The Racism and Anti-Semitism Accusation
Now, to the the far more ludicrous accusation, that Rowling has made many “anti-semitic, and racist statements over the past year.” Let me be very clear here: no such statements exist. This is a delusion, a complete fantasy (and if any reader can point me to such a statement, I would be very interested to see it).
It’s perfectly clear that Rowling is opposed to anti-Semitism in the United Kingdom and racism everywhere. Harry Potter stands as one of the great allegories against ideologies of group supremacy and discrimination in popular literature.
The Moral Panic
Right now, we are living through a moral panic. This panic goes by many names (wokeness, cancel culture, identity politics, etc) and it is corroding major institutions, including journalism, government, and academia. When otherwise thoughtful and well-intentioned people — in this case liberals concerned about racism, broadly speaking — get caught up in the panic, evidence and process become secondary considerations, and narratives take over.
Rowling’s witty heroine Hermione Granger once observed that "Fear of a name only increases fear of the thing itself." Our moral panic has produced an environment where the fear of a word like “racism” has disproportionately increased fear of the thing itself. Let me explain:
The goal of increasing societal awareness of racism where it exists is both laudable and desirable. But we are no longer in a stage of increased awareness — or even hyper-awareness — of racism. We are now witnessing the mass hallucination of racism. The obsessive search to uncover bigotry in everything and everyone has led people to see bigotry where none exists. The bizarre claim against Rowling is just one very small example in a large body of evidence that points to this trend.

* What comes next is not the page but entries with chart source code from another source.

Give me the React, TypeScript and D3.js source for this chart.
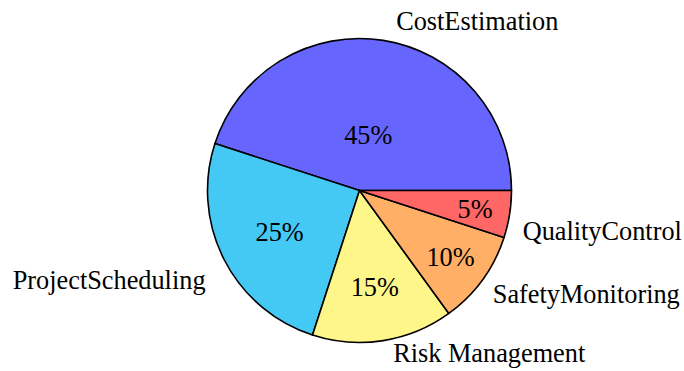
import React from "react";
import * as d3 from "d3";

const categories = ["CostEstimation", "ProjectScheduling", "Risk Management", "SafetyMonitoring", "QualityControl"];
const values = [45, 25, 15, 10, 5];
const colors = ["#6666ff", "#44c8f4", "#fff68a", "#ffb066", "#ff6666"];

// Where each percentage sits along its slice's mid-angle, as a fraction of the radius
const pctRadius = [0.37, 0.59, 0.64, 0.74, 0.77];
// Outside labels: anchor and baseline nudge relative to the 1.1·r point on the mid-angle
const labelAnchor: ("start" | "middle" | "end")[] = ["start", "end", "start", "start", "start"];
const labelNudge: [number, number][] = [[10.5, 4.5], [-5, 23], [7.5, 6.8], [-2, 14.2], [-2, 23.6]];

const W = 684;
const H = 371;
const cx = 359.5;
const cy = 190.5;
const R = 152;
const FONT = "Liberation Serif, Times New Roman, serif";

export default function App() {
  const total = d3.sum(values);
  // Counter-clockwise from 3 o'clock: convert to d3's clockwise-from-12 angles
  const pie = d3
    .pie<number>()
    .sort(null)
    .startAngle(Math.PI / 2)
    .endAngle(Math.PI / 2 - 2 * Math.PI)
    .value((d) => d);
  const arcs = pie(values);
  const arc = d3.arc<d3.PieArcDatum<number>>().innerRadius(0).outerRadius(R);

  const pos = (a: d3.PieArcDatum<number>, f: number): [number, number] => {
    const mid = (a.startAngle + a.endAngle) / 2;
    return [Math.sin(mid) * R * f, -Math.cos(mid) * R * f];
  };

  return (
    <svg width={W} height={H} style={{ position: "absolute", left: 0, top: 0 }} fontFamily={FONT} fontSize={26.3}>
      <rect width={W} height={H} fill="#ffffff" />
      <g transform={`translate(${cx},${cy})`}>
        {arcs.map((a, i) => (
          <path key={i} d={arc(a) || ""} fill={colors[i]} stroke="#000" strokeWidth={1.6} strokeLinejoin="round" />
        ))}
        {arcs.map((a, i) => {
          const [x, y] = pos(a, pctRadius[i]);
          return (
            <text key={"p" + i} x={x} y={y + 1} textAnchor="middle" dominantBaseline="central" fill="#000">
              {`${Math.round((values[i] / total) * 100)}%`}
            </text>
          );
        })}
        {arcs.map((a, i) => {
          const [x, y] = pos(a, 1.1);
          return (
            <text
              key={"l" + i}
              x={x + labelNudge[i][0]}
              y={y + labelNudge[i][1]}
              textAnchor={labelAnchor[i]}
              fill="#000"
            >
              {categories[i]}
            </text>
          );
        })}
      </g>
    </svg>
  );
}
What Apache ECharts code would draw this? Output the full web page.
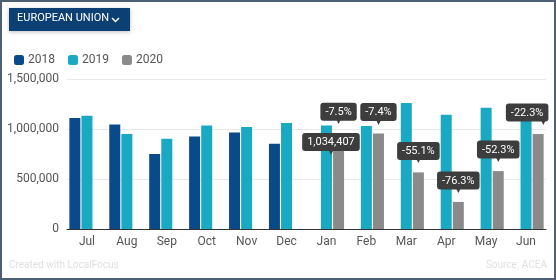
<!DOCTYPE html>
<html>
<head>
<meta charset="utf-8">
<script src="https://cdn.jsdelivr.net/npm/echarts@6/dist/echarts.min.js"></script>
<style>
  html, body { margin: 0; padding: 0; background: #fff; }
  #frame {
    width: 552px; height: 276px;
    border: 2px solid #4d6073;
    position: relative;
  }
  #chart { width: 552px; height: 276px; }
</style>
</head>
<body>
<div id="frame"><div id="chart"></div></div>
<script>
// categories and values (new car registrations, EU)
const months = ['Jul', 'Aug', 'Sep', 'Oct', 'Nov', 'Dec', 'Jan', 'Feb', 'Mar', 'Apr', 'May', 'Jun']
const regs2018 = [1110000, 1046000, 750000, 926000, 966000, 853000, null, null, null, null, null, null]
const regs2019 = [1133000, 950000, 903000, 1036000, 1020000, 1060000, 1034407, 1030000, 1260000, 1143000, 1213000, 1222000]
const regs2020 = [null, null, null, null, null, null, 957000, 954000, 566000, 271000, 579000, 950000]
const change2020 = [null, null, null, null, null, null, '-7.5%', '-7.4%', '-55.1%', '-76.3%', '-52.3%', '-22.3%']
const yTicks = [0, 500000, 1000000, 1500000]

const fmt = v => v.toString().replace(/\B(?=(\d{3})+(?!\d))/g, ',')

const tipBg = '#3d3d3d'
const tipRich = {
  box: {
    backgroundColor: tipBg, color: '#fff', borderRadius: 3,
    padding: [4, 5, 3, 5], fontSize: 11, lineHeight: 13, fontFamily: 'Roboto'
  },
  arr: { color: tipBg, fontSize: 8, lineHeight: 6, fontFamily: 'DejaVu Sans' }
}

const chart = echarts.init(document.getElementById('chart'))

// 2019 data, with the hover tooltip on Jan
const data2019 = regs2019.map((v, i) => {
  if (months[i] !== 'Jan') return v
  return {
    value: v,
    label: {
      show: true,
      position: [10, 29],
      align: 'center',
      verticalAlign: 'bottom',
      formatter: p => '{box|' + fmt(p.value) + '}\n{arr|▼}',
      rich: tipRich
    }
  }
})

// 2020 data, the last label is pushed left so it stays inside
const data2020 = regs2020.map((v, i) => {
  if (months[i] !== 'Jun') return v
  return {
    value: v,
    label: {
      offset: [-11, 0],
      rich: { arr: { align: 'right', padding: [0, 2, 0, 0] } }
    }
  }
})

chart.setOption({
  animation: false,
  textStyle: { fontFamily: 'Roboto' },
  legend: {
    left: 7, top: 47,
    itemWidth: 10, itemHeight: 10, itemGap: 13,
    icon: 'roundRect',
    textStyle: { color: '#555', fontSize: 12, padding: [0, 0, 0, -1] },
    data: ['2018', '2019', '2020']
  },
  graphic: [
    {
      type: 'rect', left: 7, top: 6,
      shape: { width: 121, height: 23 },
      style: { fill: '#0c3f73', shadowBlur: 4, shadowColor: 'rgba(0,0,0,0.25)', shadowOffsetY: 1 }
    },
    {
      type: 'text', left: 15, top: 11,
      style: { text: 'EUROPEAN UNION', fill: '#fff', font: '11px Roboto' }
    },
    {
      type: 'polyline',
      shape: { points: [[110, 16], [113.5, 19.5], [117, 16]] },
      style: { stroke: '#fff', lineWidth: 1.5, fill: null }
    },
    {
      type: 'text', left: 7, bottom: 8,
      style: { text: 'Created with LocalFocus', fill: '#e0e0e0', font: '10px Roboto' }
    },
    {
      type: 'text', right: 7, bottom: 8,
      style: { text: 'Source: ACEA', fill: '#e0e0e0', font: '10px Roboto' }
    }
  ],
  grid: { left: 65, right: 8, top: 77, bottom: 49 },
  xAxis: {
    type: 'category',
    data: months,
    axisLine: { lineStyle: { color: '#333', width: 1 } },
    axisTick: { show: false },
    axisLabel: { color: '#555', fontSize: 12, margin: 7 }
  },
  yAxis: {
    type: 'value',
    min: yTicks[0],
    max: yTicks[yTicks.length - 1],
    interval: yTicks[1] - yTicks[0],
    axisLabel: { color: '#555', fontSize: 12, margin: 8, formatter: v => fmt(v) },
    splitLine: { lineStyle: { color: '#e8e8e8' } }
  },
  series: [
    {
      name: '2018', type: 'bar', data: regs2018,
      barWidth: 11, barGap: '10%',
      itemStyle: { color: '#0b4a8a' }
    },
    {
      name: '2019', type: 'bar', data: data2019,
      barWidth: 11, barGap: '10%',
      itemStyle: { color: '#19a9c2' }
    },
    {
      name: '2020', type: 'bar', data: data2020,
      barWidth: 11, barGap: '10%',
      itemStyle: { color: '#8a8a8a' },
      label: {
        show: true,
        position: 'top',
        distance: 9,
        formatter: p => '{box|' + change2020[p.dataIndex] + '}\n{arr|▼}',
        rich: tipRich
      }
    }
  ]
})
</script>
</body>
</html>
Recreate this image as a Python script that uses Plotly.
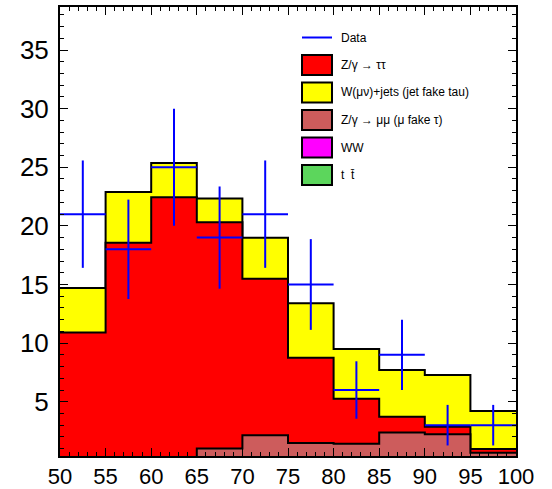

The ever-wise Albus Dumbledore once said: "It takes a great deal of bravery to stand up to our enemies, but just as much to stand up to our friends."
As much as I wish it were the case, neither I nor this campus newspaper can save a liberal institution like Stanford from implosion without help from some brave liberals. In order to restore a culture of tolerance, good faith, and dialogue at our school, we need real liberals to show courage against the panic. Unfortunately, the fear of being accused of any ‘ism’ or ‘phobia’ means that most are more likely to join the panic mob than stand against it, especially if that means standing with The Stanford Review.
The scapegoating of a children’s fantasy author for fabricated claims of racism is a very bad sign at a university, even if she’s very wealthy and secure in her livelihood, as Rowling is. But I’m not worried about protecting a billionaire; I’m worried for the students who are expected to learn in an environment where false claims of bigotry are not just acceptable, but official policy.
Thoughtcrime at Stanford
This brings me to the most chilling part of the house theme statement: the implied threat that if you don’t join the witch hunt, you’ll become the next target. “Her beliefs do not reflect our values as a house, and we want to make it clear that we do not tolerate comments like hers in this dorm.”
We weren't asked whether J.K. Rowling’s beliefs reflect our values, we were told that they don’t. No examples of “comments like hers” were given, but we were still warned that they won’t be tolerated. Just what sorts of comments do they mean — perhaps the “anti-semitic and racist” ones that they made up?
Like J.K. Rowling, I believe in both equal rights for trans people and the reality of sex as a category. If that now constitutes thoughtcrime at Stanford, then I should probably start packing my bags. I think we deserve to know the position of university leadership on this issue, including the faculty and administrators who are responsible for our residential education. Is Stanford a safe space for thought, or from it?